Problem to work on
Transcribe the listing exactly, leaving out every picture.

Stored data
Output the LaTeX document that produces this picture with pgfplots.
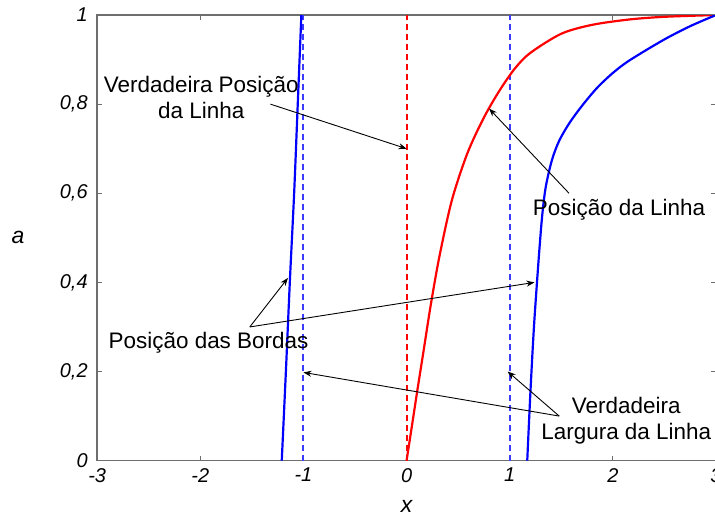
\documentclass[border=0pt]{standalone}
\usepackage{fontspec}
\setmainfont{Liberation Sans}
\usepackage{pgfplots}
\pgfplotsset{compat=1.18}
\usetikzlibrary{arrows.meta}
\definecolor{axgray}{RGB}{110,110,110}
\definecolor{mblue}{RGB}{0,0,255}
\definecolor{dblue}{RGB}{60,60,255}
\definecolor{mred}{RGB}{255,0,0}

\begin{document}
\begin{tikzpicture}[
  note/.style={font=\fontsize{22.5}{26}\selectfont, align=center, inner sep=0pt},
  pointer/.style={black, line width=0.9pt, -{Stealth[length=8bp,width=6bp]}},
  truewidth/.style={draw=dblue, line width=1.8pt, dash pattern=on 6bp off 4bp}
]
\begin{axis}[
  scale only axis, width=618bp, height=445bp,
  xmin=-3, xmax=3, ymin=0, ymax=1,
  xtick={-3,-2,-1,0,1,2,3},
  ytick={0,0.2,0.4,0.6,0.8,1},
  tick align=inside, major tick length=5bp,
  axis line style={axgray, line width=1.5pt},
  tick style={axgray, line width=1pt},
  tick label style={font=\fontsize{20}{24}\selectfont\itshape},
  /pgf/number format/assume math mode=true,
  /pgf/number format/use comma,
  yticklabel style={xshift=-6bp},
  xticklabel style={yshift=-4bp},
  xlabel={\itshape x}, ylabel={\itshape a},
  label style={font=\fontsize{23}{26}\selectfont},
  xlabel style={at={(axis description cs:0.5,-0.082)}, anchor=north},
  ylabel style={rotate=-90, at={(axis description cs:-0.128,0.5)}, anchor=center},
]
\coordinate (ll) at (rel axis cs:0,0);
\coordinate (ur) at (rel axis cs:1,1);

% true line width (edges at -1 and 1)
\addplot[truewidth] coordinates {(1,0) (1,1)};
\addplot[truewidth] coordinates {(-1.005,0) (-1.005,1)};
% true line position
\addplot[draw=mred, line width=1.9pt, dash pattern=on 6bp off 4bp] coordinates {(0.004,0) (0.004,1)};

% measured line position
\addplot[mred, line width=2.2pt, smooth] coordinates {
  (0,0) (0.05,0.075) (0.106,0.16) (0.164,0.245) (0.235,0.35) (0.32,0.46)
  (0.44,0.585) (0.59,0.69) (0.75,0.77) (0.9,0.83) (1.05,0.88) (1.2,0.915)
  (1.5,0.958) (1.8,0.978) (2.16,0.99) (2.5,0.996) (3,1)};

% measured edge positions
\addplot[mblue, line width=2.2pt, smooth] coordinates {
  (-1.21,0) (-1.17,0.2) (-1.13,0.41) (-1.09,0.6) (-1.055,0.8) (-1.02,1)};
\addplot[mblue, line width=2.2pt, smooth] coordinates {
  (1.17,0) (1.2,0.15) (1.235,0.3) (1.28,0.45) (1.315,0.55) (1.35,0.615)
  (1.41,0.675) (1.48,0.718) (1.58,0.758) (1.70,0.796) (1.845,0.836)
  (2.0,0.870) (2.16,0.898) (2.49,0.944) (2.75,0.975) (3,1)};

% annotations
\draw[pointer] (axis cs:-1.32,0.80) -- (axis cs:0,0.70);
\draw[pointer] (axis cs:1.575,0.60) -- (axis cs:0.80,0.79);
\draw[pointer] (axis cs:-1.52,0.30) -- (axis cs:-1.15,0.41);
\draw[pointer] (axis cs:-1.52,0.30) -- (axis cs:1.24,0.40);
\draw[pointer] (axis cs:1.48,0.10) -- (axis cs:0.98,0.20);
\draw[pointer] (axis cs:1.48,0.10) -- (axis cs:-1.0,0.198);

\node[note] at (axis cs:-1.99,0.816) {Verdadeira Posição\\da Linha};
\node[note] at (axis cs:2.06,0.562) {Posição da Linha};
\node[note] at (axis cs:-1.92,0.265) {Posição das Bordas};
\node[note] at (axis cs:2.13,0.09) {Verdadeira\\Largura da Linha};
\end{axis}
\pgfresetboundingbox
\path ([shift={(-97bp,-55bp)}]ll) rectangle ([shift={(-1bp,15bp)}]ur);
\end{tikzpicture}
\end{document}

Solution to this task
Output the LaTeX document that produces this picture with pgfplots.
\documentclass[border=0pt]{standalone}
\usepackage{fontspec}
\setmainfont{Liberation Sans}
\usepackage{pgfplots}
\pgfplotsset{compat=1.18}
\usetikzlibrary{arrows.meta}
\definecolor{axgray}{RGB}{110,110,110}
\definecolor{mblue}{RGB}{0,0,255}
\definecolor{dblue}{RGB}{60,60,255}
\definecolor{mred}{RGB}{255,0,0}

\begin{document}
\begin{tikzpicture}[
  note/.style={font=\fontsize{22.5}{26}\selectfont, align=center, inner sep=0pt},
  pointer/.style={black, line width=0.9pt, -{Stealth[length=8bp,width=6bp]}},
  truewidth/.style={draw=dblue, line width=1.8pt, dash pattern=on 6bp off 4bp}
]
\begin{axis}[
  scale only axis, width=618bp, height=445bp,
  xmin=-3, xmax=3, ymin=0, ymax=1,
  xtick={-3,-2,-1,0,1,2,3},
  ytick={0,0.2,0.4,0.6,0.8,1},
  tick align=inside, major tick length=5bp,
  axis line style={axgray, line width=1.5pt},
  tick style={axgray, line width=1pt},
  tick label style={font=\fontsize{20}{24}\selectfont\itshape},
  /pgf/number format/assume math mode=true,
  /pgf/number format/use comma,
  yticklabel style={xshift=-6bp},
  xticklabel style={yshift=-4bp},
  xlabel={\itshape x}, ylabel={\itshape a},
  label style={font=\fontsize{23}{26}\selectfont},
  xlabel style={at={(axis description cs:0.5,-0.082)}, anchor=north},
  ylabel style={rotate=-90, at={(axis description cs:-0.128,0.5)}, anchor=center},
]
\coordinate (ll) at (rel axis cs:0,0);
\coordinate (ur) at (rel axis cs:1,1);

% true line width (edges at -1 and 1)
\addplot[truewidth] coordinates {(1,0) (1,1)};
\addplot[truewidth] coordinates {(-1.005,0) (-1.005,1)};
% true line position
\addplot[draw=mred, line width=1.9pt, dash pattern=on 6bp off 4bp] coordinates {(0.004,0) (0.004,1)};

% measured line position
\addplot[mred, line width=2.2pt, smooth] coordinates {
  (0,0) (0.05,0.075) (0.106,0.16) (0.164,0.245) (0.235,0.35) (0.32,0.46)
  (0.44,0.585) (0.59,0.69) (0.75,0.77) (0.9,0.83) (1.05,0.88) (1.2,0.915)
  (1.5,0.958) (1.8,0.978) (2.16,0.99) (2.5,0.996) (3,1)};

% measured edge positions
\addplot[mblue, line width=2.2pt, smooth] coordinates {
  (-1.21,0) (-1.17,0.2) (-1.13,0.41) (-1.09,0.6) (-1.055,0.8) (-1.02,1)};
\addplot[mblue, line width=2.2pt, smooth] coordinates {
  (1.17,0) (1.2,0.15) (1.235,0.3) (1.28,0.45) (1.315,0.55) (1.35,0.615)
  (1.41,0.675) (1.48,0.718) (1.58,0.758) (1.70,0.796) (1.845,0.836)
  (2.0,0.870) (2.16,0.898) (2.49,0.944) (2.75,0.975) (3,1)};

% annotations
\draw[pointer] (axis cs:-1.32,0.80) -- (axis cs:0,0.70);
\draw[pointer] (axis cs:1.575,0.60) -- (axis cs:0.80,0.79);
\draw[pointer] (axis cs:-1.52,0.30) -- (axis cs:-1.15,0.41);
\draw[pointer] (axis cs:-1.52,0.30) -- (axis cs:1.24,0.40);
\draw[pointer] (axis cs:1.48,0.10) -- (axis cs:0.98,0.20);
\draw[pointer] (axis cs:1.48,0.10) -- (axis cs:-1.0,0.198);

\node[note] at (axis cs:-1.99,0.816) {Verdadeira Posição\\da Linha};
\node[note] at (axis cs:2.06,0.562) {Posição da Linha};
\node[note] at (axis cs:-1.92,0.265) {Posição das Bordas};
\node[note] at (axis cs:2.13,0.09) {Verdadeira\\Largura da Linha};
\end{axis}
\pgfresetboundingbox
\path ([shift={(-97bp,-55bp)}]ll) rectangle ([shift={(-1bp,15bp)}]ur);
\end{tikzpicture}
\end{document}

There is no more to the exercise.